Anthropic today released Opus 4.5, its flagship frontier model, and it brings improvements in coding performance, as well as some user experience improvements that make it more generally competitive with OpenAI’s latest frontier models.
Perhaps the most prominent change for most users is that in the consumer app experiences (web, mobile, and desktop), Claude will be less prone to abruptly hard-stopping conversations because they have run too long. The improvement to memory within a single conversation applies not just to Opus 4.5, but to any current Claude models in the apps.
Users who experienced abrupt endings (despite having room left in their session and weekly usage budgets) were hitting a hard context window (200,000 tokens). Whereas some large language model implementations simply start trimming earlier messages from the context when a conversation runs past the maximum in the window, Claude simply ended the conversation rather than allow the user to experience an increasingly incoherent conversation where the model would start forgetting things based on how old they are.
Now, Claude will instead go through a behind-the-scenes process of summarizing the key points from the earlier parts of the conversation, attempting to discard what it deems extraneous while keeping what’s important.

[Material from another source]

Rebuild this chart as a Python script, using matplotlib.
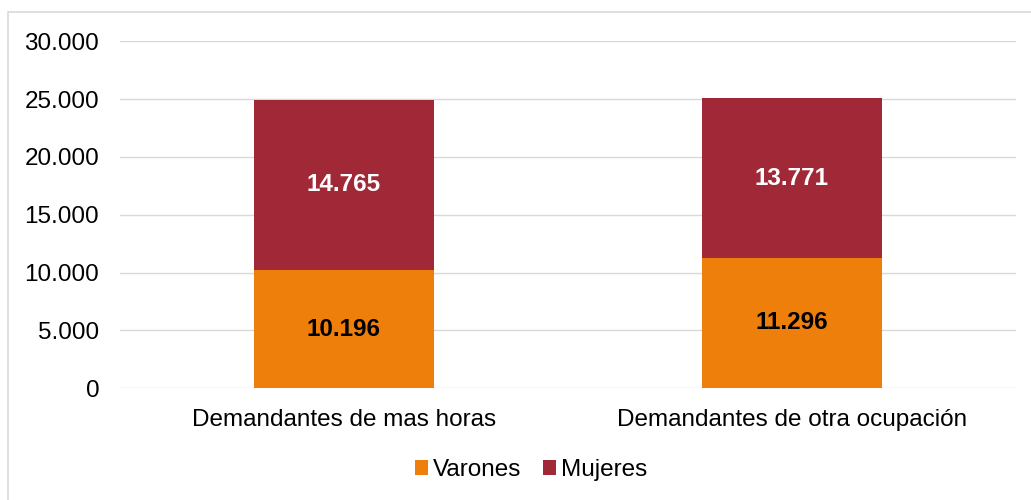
import matplotlib
matplotlib.use("Agg")
import matplotlib.pyplot as plt
from matplotlib.ticker import FuncFormatter
from matplotlib.patches import Rectangle

categories = ["Demandantes de mas horas", "Demandantes de otra ocupación"]
varones = [10196, 11296]
mujeres = [14765, 13771]
series_names = ["Varones", "Mujeres"]
yticks = [0, 5000, 10000, 15000, 20000, 25000, 30000]

c_var = "#EF7F0B"
c_muj = "#A12836"
grid_c = "#D9D9D9"
FS = 17.5

plt.rcParams['font.family'] = ['Liberation Sans', 'DejaVu Sans']

fig = plt.figure(figsize=(10.31, 5.0), dpi=100)
W, H = 1031, 500
ax = fig.add_axes([120 / W, 1 - 388.3 / H, 896 / W, 347 / H])

x = list(range(len(categories)))
b1 = ax.bar(x, varones, width=0.4, color=c_var, label=series_names[0], zorder=3)
b2 = ax.bar(x, mujeres, width=0.4, bottom=varones, color=c_muj, label=series_names[1], zorder=3)

def fmt(v):
    return f"{int(round(v)):,}".replace(",", ".")

for xi, v in zip(x, varones):
    ax.text(xi, v / 2, fmt(v), ha="center", va="center", fontsize=FS,
            fontweight="bold", color="black", zorder=4)
for xi, v, b in zip(x, mujeres, varones):
    ax.text(xi, b + v / 2, fmt(v), ha="center", va="center", fontsize=FS,
            fontweight="bold", color="white", zorder=4)

ax.set_xlim(-0.5, 1.5)
ax.set_ylim(0, 30000)
ax.set_yticks(yticks)
ax.yaxis.set_major_formatter(FuncFormatter(lambda v, p: fmt(v)))
ax.set_xticks(x)
ax.set_xticklabels(categories)
ax.tick_params(axis="both", length=0, labelsize=FS, colors="black")
ax.tick_params(axis="y", pad=15)
ax.tick_params(axis="x", pad=15)
ax.grid(axis="y", color=grid_c, linewidth=1.0, zorder=0)
ax.grid(axis="x", visible=False)
for s in ax.spines.values():
    s.set_visible(False)

leg = fig.legend(handles=[b1, b2], labels=series_names, loc="center",
                 bbox_to_anchor=(531 / W, 1 - 470 / H), ncol=2, frameon=False,
                 fontsize=FS, handlelength=0.55, handleheight=0.55,
                 handletextpad=0.2, columnspacing=0.9, borderpad=0)

fig.add_artist(Rectangle((8 / W, -0.2), 1.2, 0.2 + (1 - 12 / H), transform=fig.transFigure,
                         fill=False, edgecolor=grid_c, linewidth=1.2))

fig.savefig("out.png", dpi=100)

Developers who call Anthropic’s API can leverage the same principles through context management and context compaction.
Opus 4.5 performance
Opus 4.5 is the first model to surpass an accuracy score of 80 percent—specifically, 80.9 percent in the SWE-Bench Verified benchmark, narrowly beating OpenAI’s recently released GPT-5.1-Codex-Max (77.9 percent) and Google’s Gemini 3 Pro (76.2 percent). The model performs particularly well in agentic coding and agentic tool use benchmarks, but still lags behind GPT-5.1 in visual reasoning (MMMU).